§ Problem: Quote the lines that run from the line containing "Write a component" down to the line containing "Serif', 'Times New". Include both of those lines, reproduce each exactly, and omit everything else.

==== Record list

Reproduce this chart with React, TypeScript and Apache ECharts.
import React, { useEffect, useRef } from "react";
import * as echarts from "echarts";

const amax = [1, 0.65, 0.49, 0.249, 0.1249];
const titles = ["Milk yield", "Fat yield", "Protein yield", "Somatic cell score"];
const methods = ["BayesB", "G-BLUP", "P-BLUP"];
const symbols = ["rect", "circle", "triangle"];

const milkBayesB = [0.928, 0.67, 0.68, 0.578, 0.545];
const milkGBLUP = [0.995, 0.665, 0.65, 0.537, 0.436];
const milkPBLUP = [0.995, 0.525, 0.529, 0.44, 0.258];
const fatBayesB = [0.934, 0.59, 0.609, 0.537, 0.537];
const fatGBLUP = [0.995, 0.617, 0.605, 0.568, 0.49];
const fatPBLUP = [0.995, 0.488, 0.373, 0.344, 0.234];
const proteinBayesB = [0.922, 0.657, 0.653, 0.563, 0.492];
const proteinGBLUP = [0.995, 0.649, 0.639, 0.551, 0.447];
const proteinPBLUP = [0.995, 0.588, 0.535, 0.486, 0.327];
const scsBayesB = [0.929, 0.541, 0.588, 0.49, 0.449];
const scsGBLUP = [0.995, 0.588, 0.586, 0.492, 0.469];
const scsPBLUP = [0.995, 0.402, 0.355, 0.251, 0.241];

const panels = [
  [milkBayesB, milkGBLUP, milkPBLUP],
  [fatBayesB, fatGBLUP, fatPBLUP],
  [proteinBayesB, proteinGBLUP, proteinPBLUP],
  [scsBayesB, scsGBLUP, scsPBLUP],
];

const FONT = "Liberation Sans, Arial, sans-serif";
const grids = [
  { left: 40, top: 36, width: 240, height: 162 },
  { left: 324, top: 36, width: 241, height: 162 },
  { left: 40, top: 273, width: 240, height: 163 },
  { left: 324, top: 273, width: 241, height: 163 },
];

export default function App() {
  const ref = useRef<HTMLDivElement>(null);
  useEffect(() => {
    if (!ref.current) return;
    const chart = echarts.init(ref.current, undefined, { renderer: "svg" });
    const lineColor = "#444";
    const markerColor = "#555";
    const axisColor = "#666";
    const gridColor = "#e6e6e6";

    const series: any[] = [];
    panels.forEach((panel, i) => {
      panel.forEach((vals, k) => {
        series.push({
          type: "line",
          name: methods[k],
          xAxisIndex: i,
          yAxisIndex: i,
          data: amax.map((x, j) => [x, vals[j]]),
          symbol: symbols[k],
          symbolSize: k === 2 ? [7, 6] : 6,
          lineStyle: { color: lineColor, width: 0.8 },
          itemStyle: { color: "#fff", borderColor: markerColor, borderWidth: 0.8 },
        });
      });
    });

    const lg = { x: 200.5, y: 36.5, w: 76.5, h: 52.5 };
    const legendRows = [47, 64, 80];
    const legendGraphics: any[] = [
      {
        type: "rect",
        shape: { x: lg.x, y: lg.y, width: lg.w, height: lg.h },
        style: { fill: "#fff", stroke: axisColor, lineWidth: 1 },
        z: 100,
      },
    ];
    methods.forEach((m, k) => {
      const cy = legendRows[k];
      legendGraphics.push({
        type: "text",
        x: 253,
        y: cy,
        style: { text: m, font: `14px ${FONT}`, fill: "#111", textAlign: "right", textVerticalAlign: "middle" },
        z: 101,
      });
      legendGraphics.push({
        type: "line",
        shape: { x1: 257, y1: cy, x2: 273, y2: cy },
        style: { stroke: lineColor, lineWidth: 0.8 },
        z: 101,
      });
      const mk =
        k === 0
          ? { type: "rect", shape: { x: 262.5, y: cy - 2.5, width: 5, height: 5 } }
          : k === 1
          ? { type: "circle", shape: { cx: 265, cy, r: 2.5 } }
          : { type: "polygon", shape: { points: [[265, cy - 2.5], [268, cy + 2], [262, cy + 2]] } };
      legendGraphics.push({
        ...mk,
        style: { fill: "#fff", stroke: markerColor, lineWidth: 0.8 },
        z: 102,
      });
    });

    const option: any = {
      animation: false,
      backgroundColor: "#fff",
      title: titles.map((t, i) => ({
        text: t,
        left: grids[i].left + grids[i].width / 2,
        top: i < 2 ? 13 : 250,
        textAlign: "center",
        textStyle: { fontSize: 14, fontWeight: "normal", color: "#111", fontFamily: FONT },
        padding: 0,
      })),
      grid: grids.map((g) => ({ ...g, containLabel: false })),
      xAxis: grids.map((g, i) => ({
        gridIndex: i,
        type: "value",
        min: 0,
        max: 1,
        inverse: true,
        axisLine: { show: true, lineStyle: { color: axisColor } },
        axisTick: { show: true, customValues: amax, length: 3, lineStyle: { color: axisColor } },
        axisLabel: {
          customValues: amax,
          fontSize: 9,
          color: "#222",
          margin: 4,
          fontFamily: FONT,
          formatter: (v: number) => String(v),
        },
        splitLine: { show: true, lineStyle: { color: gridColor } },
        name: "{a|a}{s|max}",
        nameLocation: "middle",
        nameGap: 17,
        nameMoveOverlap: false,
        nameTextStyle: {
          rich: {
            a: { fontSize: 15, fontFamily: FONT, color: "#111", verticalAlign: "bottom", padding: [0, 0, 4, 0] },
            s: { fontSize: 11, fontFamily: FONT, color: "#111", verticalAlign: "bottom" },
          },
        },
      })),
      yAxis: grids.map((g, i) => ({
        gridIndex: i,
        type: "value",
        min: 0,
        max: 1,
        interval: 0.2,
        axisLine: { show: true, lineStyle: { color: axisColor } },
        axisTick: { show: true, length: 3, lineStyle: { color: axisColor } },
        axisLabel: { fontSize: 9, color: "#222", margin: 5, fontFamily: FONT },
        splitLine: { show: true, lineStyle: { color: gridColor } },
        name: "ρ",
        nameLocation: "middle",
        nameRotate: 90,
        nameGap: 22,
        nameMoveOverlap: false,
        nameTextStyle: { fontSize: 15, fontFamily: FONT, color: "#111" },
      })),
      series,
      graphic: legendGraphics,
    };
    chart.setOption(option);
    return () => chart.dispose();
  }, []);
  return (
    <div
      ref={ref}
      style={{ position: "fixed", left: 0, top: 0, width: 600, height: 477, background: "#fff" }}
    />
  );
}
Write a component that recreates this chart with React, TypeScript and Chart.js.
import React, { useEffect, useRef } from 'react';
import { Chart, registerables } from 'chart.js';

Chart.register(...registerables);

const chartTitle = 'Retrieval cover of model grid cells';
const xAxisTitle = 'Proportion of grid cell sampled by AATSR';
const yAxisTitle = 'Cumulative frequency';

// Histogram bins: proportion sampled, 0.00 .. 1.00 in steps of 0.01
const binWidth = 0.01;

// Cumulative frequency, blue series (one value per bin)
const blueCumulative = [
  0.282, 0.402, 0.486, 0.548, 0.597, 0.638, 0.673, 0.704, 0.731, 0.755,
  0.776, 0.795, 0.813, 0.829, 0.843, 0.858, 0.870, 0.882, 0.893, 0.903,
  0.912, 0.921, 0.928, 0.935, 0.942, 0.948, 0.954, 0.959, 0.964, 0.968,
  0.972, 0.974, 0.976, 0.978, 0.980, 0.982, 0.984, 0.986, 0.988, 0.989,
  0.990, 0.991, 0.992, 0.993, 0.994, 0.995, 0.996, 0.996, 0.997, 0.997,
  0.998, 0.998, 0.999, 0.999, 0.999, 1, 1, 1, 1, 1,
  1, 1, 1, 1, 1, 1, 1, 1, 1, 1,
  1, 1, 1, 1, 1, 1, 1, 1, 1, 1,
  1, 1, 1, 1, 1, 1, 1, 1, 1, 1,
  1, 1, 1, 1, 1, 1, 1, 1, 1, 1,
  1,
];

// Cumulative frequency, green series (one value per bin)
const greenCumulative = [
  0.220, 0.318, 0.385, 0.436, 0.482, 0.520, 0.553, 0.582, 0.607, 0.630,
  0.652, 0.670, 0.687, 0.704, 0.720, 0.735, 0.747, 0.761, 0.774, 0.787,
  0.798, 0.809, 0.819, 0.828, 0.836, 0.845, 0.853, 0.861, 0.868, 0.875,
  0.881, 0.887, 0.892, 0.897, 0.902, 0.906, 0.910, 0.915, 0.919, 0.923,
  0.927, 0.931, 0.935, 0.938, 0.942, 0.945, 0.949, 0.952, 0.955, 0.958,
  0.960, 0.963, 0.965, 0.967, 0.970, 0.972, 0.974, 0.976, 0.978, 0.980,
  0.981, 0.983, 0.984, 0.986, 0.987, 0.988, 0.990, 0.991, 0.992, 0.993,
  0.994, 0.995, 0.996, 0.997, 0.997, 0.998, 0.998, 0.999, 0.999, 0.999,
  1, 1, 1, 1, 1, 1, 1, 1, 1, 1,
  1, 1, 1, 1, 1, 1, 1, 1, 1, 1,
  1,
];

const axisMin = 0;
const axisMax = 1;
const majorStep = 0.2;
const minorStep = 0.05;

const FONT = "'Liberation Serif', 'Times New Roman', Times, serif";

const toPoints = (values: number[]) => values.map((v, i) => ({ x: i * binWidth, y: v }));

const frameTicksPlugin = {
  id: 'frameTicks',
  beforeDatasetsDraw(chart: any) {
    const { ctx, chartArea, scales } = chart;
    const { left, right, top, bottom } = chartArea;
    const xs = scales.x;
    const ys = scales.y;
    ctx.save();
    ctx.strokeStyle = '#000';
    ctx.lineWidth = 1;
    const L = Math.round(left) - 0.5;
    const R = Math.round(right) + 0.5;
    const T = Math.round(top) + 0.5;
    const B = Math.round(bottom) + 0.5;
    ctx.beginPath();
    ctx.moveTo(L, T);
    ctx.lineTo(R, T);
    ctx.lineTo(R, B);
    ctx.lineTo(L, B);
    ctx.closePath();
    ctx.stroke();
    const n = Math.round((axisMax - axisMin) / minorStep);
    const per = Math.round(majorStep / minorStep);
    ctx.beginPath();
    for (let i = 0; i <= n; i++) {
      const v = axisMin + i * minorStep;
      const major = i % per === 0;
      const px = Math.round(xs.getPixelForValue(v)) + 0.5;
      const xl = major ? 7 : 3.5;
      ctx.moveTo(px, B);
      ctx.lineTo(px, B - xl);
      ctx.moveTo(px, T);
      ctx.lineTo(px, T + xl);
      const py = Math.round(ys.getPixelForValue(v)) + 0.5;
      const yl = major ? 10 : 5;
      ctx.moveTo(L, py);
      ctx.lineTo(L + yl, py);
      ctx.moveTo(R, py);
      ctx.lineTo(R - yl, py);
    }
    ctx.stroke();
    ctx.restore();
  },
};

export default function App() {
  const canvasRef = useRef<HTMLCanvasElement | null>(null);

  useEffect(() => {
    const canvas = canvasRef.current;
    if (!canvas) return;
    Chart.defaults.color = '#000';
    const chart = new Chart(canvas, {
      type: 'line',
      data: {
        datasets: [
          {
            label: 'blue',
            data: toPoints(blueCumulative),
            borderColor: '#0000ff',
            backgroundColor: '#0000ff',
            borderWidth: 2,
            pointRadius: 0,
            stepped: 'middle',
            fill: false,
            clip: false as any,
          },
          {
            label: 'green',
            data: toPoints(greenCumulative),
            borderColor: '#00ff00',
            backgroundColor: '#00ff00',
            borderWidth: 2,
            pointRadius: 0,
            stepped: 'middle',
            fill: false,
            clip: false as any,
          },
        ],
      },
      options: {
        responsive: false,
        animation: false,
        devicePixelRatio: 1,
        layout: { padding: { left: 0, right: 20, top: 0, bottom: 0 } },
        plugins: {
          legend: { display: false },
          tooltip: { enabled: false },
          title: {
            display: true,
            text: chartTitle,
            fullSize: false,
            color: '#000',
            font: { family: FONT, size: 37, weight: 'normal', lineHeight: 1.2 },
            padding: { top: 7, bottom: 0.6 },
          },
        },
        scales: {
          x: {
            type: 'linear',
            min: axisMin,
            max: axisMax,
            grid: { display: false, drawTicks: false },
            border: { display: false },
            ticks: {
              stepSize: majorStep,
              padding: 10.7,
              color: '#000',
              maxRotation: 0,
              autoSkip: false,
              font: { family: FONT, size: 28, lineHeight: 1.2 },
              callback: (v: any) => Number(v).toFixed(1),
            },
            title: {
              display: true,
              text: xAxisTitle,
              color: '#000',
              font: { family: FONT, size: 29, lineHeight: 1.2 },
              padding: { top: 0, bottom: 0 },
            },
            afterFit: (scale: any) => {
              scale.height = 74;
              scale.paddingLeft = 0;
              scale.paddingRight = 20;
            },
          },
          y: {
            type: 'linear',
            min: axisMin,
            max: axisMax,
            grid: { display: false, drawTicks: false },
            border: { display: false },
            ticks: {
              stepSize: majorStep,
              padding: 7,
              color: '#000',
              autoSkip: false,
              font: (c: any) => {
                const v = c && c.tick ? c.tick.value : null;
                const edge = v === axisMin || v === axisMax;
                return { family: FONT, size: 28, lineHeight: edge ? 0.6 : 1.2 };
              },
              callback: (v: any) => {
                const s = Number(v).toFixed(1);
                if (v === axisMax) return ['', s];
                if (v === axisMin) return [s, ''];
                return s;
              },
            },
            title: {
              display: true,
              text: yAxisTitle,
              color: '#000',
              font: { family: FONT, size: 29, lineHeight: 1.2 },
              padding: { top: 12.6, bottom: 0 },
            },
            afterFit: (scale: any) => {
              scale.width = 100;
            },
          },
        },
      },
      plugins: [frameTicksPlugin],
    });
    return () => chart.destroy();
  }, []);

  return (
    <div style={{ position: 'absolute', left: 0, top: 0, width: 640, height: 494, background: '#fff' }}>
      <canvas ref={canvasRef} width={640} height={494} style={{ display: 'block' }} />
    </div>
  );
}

========

§ Problem solution:
Write a component that recreates this chart with React, TypeScript and Chart.js.
import React, { useEffect, useRef } from 'react';
import { Chart, registerables } from 'chart.js';

Chart.register(...registerables);

const chartTitle = 'Retrieval cover of model grid cells';
const xAxisTitle = 'Proportion of grid cell sampled by AATSR';
const yAxisTitle = 'Cumulative frequency';

// Histogram bins: proportion sampled, 0.00 .. 1.00 in steps of 0.01
const binWidth = 0.01;

// Cumulative frequency, blue series (one value per bin)
const blueCumulative = [
  0.282, 0.402, 0.486, 0.548, 0.597, 0.638, 0.673, 0.704, 0.731, 0.755,
  0.776, 0.795, 0.813, 0.829, 0.843, 0.858, 0.870, 0.882, 0.893, 0.903,
  0.912, 0.921, 0.928, 0.935, 0.942, 0.948, 0.954, 0.959, 0.964, 0.968,
  0.972, 0.974, 0.976, 0.978, 0.980, 0.982, 0.984, 0.986, 0.988, 0.989,
  0.990, 0.991, 0.992, 0.993, 0.994, 0.995, 0.996, 0.996, 0.997, 0.997,
  0.998, 0.998, 0.999, 0.999, 0.999, 1, 1, 1, 1, 1,
  1, 1, 1, 1, 1, 1, 1, 1, 1, 1,
  1, 1, 1, 1, 1, 1, 1, 1, 1, 1,
  1, 1, 1, 1, 1, 1, 1, 1, 1, 1,
  1, 1, 1, 1, 1, 1, 1, 1, 1, 1,
  1,
];

// Cumulative frequency, green series (one value per bin)
const greenCumulative = [
  0.220, 0.318, 0.385, 0.436, 0.482, 0.520, 0.553, 0.582, 0.607, 0.630,
  0.652, 0.670, 0.687, 0.704, 0.720, 0.735, 0.747, 0.761, 0.774, 0.787,
  0.798, 0.809, 0.819, 0.828, 0.836, 0.845, 0.853, 0.861, 0.868, 0.875,
  0.881, 0.887, 0.892, 0.897, 0.902, 0.906, 0.910, 0.915, 0.919, 0.923,
  0.927, 0.931, 0.935, 0.938, 0.942, 0.945, 0.949, 0.952, 0.955, 0.958,
  0.960, 0.963, 0.965, 0.967, 0.970, 0.972, 0.974, 0.976, 0.978, 0.980,
  0.981, 0.983, 0.984, 0.986, 0.987, 0.988, 0.990, 0.991, 0.992, 0.993,
  0.994, 0.995, 0.996, 0.997, 0.997, 0.998, 0.998, 0.999, 0.999, 0.999,
  1, 1, 1, 1, 1, 1, 1, 1, 1, 1,
  1, 1, 1, 1, 1, 1, 1, 1, 1, 1,
  1,
];

const axisMin = 0;
const axisMax = 1;
const majorStep = 0.2;
const minorStep = 0.05;

const FONT = "'Liberation Serif', 'Times New Roman', Times, serif";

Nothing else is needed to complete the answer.